Stephen Fowl has written a very enjoyable, lively, lucid, little book about hermeneutics called Theological Interpretation of Scripture (2009). But I’m having a hard time accepting some of the implications of his central argument, which is that priority should be given to theology (specifically the premise of the self-revelation of the triune God) over historical-criticism in the interpretation of scripture.
Fowl maintains that although biblical scholarship for the most part should be understood as an attempt to ‘display the communicative intentions of biblical writers’, this should not be the primary consideration for theological interpretation of scripture. The significance of this prioritization is brought out in what strikes me as a particularly troublesome paragraph (49).
Making the communicative intention of Scripture’s human authors the primary goal of theological interpretation will unnecessarily and unfortunately truncate Christians’ abilities to read Scripture in several important respects.
For example, Christians will want to interpret passages such as Isaiah 7:14 and 11:1-5 as referring to Christ. They will want to read John 1:1 and Phil. 2:6-11 in the light of Nicene dogma.
It seems extremely unlikely that our best approximations of the communicative intentions of Isaiah, John, or Paul will address these matters.
Or to take a different type of example… Christian theology, Fowl argues, cannot possibly accept the ‘authorial intention’ of the beatitudes of Psalm 137:8-9: ‘O daughter of Babylon, blessed shall he be who repays you with what you have done to us! Blessed shall he be who takes your little ones and dashes them against the rock!’

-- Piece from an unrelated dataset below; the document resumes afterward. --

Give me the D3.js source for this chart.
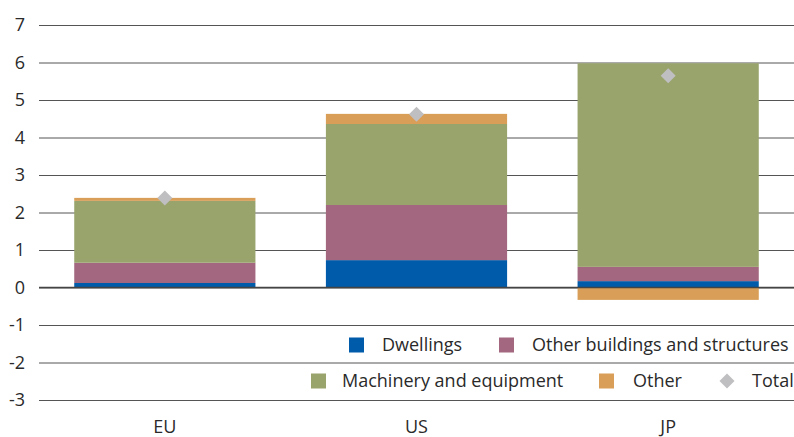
<!DOCTYPE html>
<html>
<head>
<meta charset="utf-8">
<script src="https://cdn.jsdelivr.net/npm/d3@7"></script>
<style>
  html, body { margin: 0; padding: 0; background: #fff; }
  svg text { font-family: "Open Sans", "Noto Sans", sans-serif; fill: #2a2a2a; }
</style>
</head>
<body>
<svg id="chart" width="794" height="437"></svg>
<script>
const categories = ["EU", "US", "JP"];
const seriesNames = ["Dwellings", "Other buildings and structures", "Machinery and equipment", "Other"];
const dwellings = [0.12, 0.73, 0.17];
const otherBuildings = [0.54, 1.47, 0.38];
const machinery = [1.65, 2.16, 5.43];
const other = [0.08, 0.27, -0.33];
const total = [2.39, 4.62, 5.65];
const yTicks = [-3, -2, -1, 0, 1, 2, 3, 4, 5, 6, 7];
const yTickLabels = ["-3", "-2", "-1", "0", "1", "2", "3", "4", "5", "6", "7"];
const colors = ["#005baa", "#a3687f", "#99a46c", "#d99e57"];
const totalColor = "#bfbfc1";

const series = [dwellings, otherBuildings, machinery, other];
const W = 794, H = 437;
const margin = {left: 39, right: 0, top: 25, bottom: 37};
const svg = d3.select("#chart");

const x = d3.scaleBand().domain(categories)
  .range([margin.left, W - margin.right]).paddingInner(0.28).paddingOuter(0.14);
const y = d3.scaleLinear().domain([-3, 7]).range([H - margin.bottom, margin.top]);

// gridlines + y labels
const yAxis = d3.axisLeft(y).tickValues(yTicks).tickSize(-(W - margin.left - margin.right)).tickPadding(14)
  .tickFormat((d, i) => yTickLabels[i]);
const gy = svg.append("g").attr("transform", `translate(${margin.left},0)`).call(yAxis);
gy.select(".domain").remove();
gy.selectAll(".tick line").attr("stroke", "#555").attr("stroke-width", 1);
gy.selectAll(".tick text").attr("font-size", 18).attr("fill", "#2a2a2a").style("font-family", "'Open Sans', sans-serif");

// stacked bars (positive and negative stacked separately)
const rows = categories.map((c, i) => {
  const o = {cat: c};
  seriesNames.forEach((s, j) => o[s] = series[j][i]);
  return o;
});
const stack = d3.stack().keys(seriesNames).offset(d3.stackOffsetDiverging);
const stacked = stack(rows);

const gBars = svg.append("g");
stacked.forEach((layer, j) => {
  gBars.selectAll(null).data(layer).join("rect")
    .attr("x", d => x(d.data.cat))
    .attr("width", x.bandwidth())
    .attr("y", d => y(Math.max(d[0], d[1])))
    .attr("height", d => Math.abs(y(d[0]) - y(d[1])))
    .attr("fill", colors[j]);
});

// zero line on top
svg.append("line").attr("x1", margin.left).attr("x2", W - margin.right)
  .attr("y1", y(0)).attr("y2", y(0)).attr("stroke", "#444").attr("stroke-width", 1.5);

// totals diamonds
const diamond = (r) => `M0,${-r}L${r},0L0,${r}L${-r},0Z`;
svg.append("g").selectAll("path").data(total).join("path")
  .attr("d", diamond(7.5))
  .attr("transform", (d, i) => `translate(${x(categories[i]) + x.bandwidth() / 2},${y(d)})`)
  .attr("fill", totalColor);

// x labels
svg.append("g").selectAll("text").data(categories).join("text")
  .attr("x", d => x(d) + x.bandwidth() / 2)
  .attr("y", 433)
  .attr("text-anchor", "middle")
  .attr("font-size", 18)
  .text(d => d);

// legend
const legendItems = [
  {name: seriesNames[0], color: colors[0], sx: 349, tx: 382, cy: 345},
  {name: seriesNames[1], color: colors[1], sx: 499, tx: 532, cy: 345},
  {name: seriesNames[2], color: colors[2], sx: 311, tx: 342, cy: 381},
  {name: seriesNames[3], color: colors[3], sx: 599, tx: 633, cy: 381}
];
const lg = svg.append("g");
legendItems.forEach(it => {
  lg.append("rect").attr("x", it.sx).attr("y", it.cy - 7.5).attr("width", 15).attr("height", 15).attr("fill", it.color);
  lg.append("text").attr("x", it.tx).attr("y", it.cy).attr("dy", "0.35em").attr("font-size", 18).text(it.name);
});
lg.append("path").attr("d", diamond(7.5)).attr("transform", "translate(727,381)").attr("fill", totalColor);
lg.append("text").attr("x", 752).attr("y", 381).attr("dy", "0.35em").attr("font-size", 18).text("Total");
</script>
</body>
</html>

This seems a blatant admission that Christian theology and biblical interpretation are never going to get along with each other. To say that Christians will ‘want to interpret’ passages in the light of Christ or Nicene christology sounds like exegesis by wishful thinking. What Christians ‘want’ a passage to refer to should have nothing to do with it. Isaiah 7:14 refers to a child who will be born (perhaps to Isaiah himself) in the reign of king Ahaz as a prophetic sign that God is present to judge and deliver. Isaiah 11 refers somewhat less precisely to a Davidic king who will gather the Jews scattered among the neighbouring countries and establish a righteous rule over the restored nation. If later authors found some point in interpreting Jesus in the light of these texts (rather than the texts in the light of Jesus), that is their insight, not Isaiah’s.
A theologian seeking to account for a ‘Nicene notion of the relationships between the divine persons’ may reasonably conclude that John 1:1 was a ‘crucial catalyst’ for later theological developments, but that is a historical rather than an interpretive judgment. It can hardly be given priority over the interpreter who ‘through a historically plausible reconstruction of the text’s conceptual and verbal antecedents’ presents what an informed first or second century reader might have taken the statement ‘In the beginning was the word’ to mean.
It seems to me much better to develop a hermeneutic that can make sense of the narrative development of theological perspectives than to force scripture into the procrustean bed of later dogmatic formulations. We do not have to live under the assumption that theology must be amenable to a rational, consolidating, homogenizing synthesis – or even, I would dare to suggest, that everything must be decided according to the classical formulations of Christendom.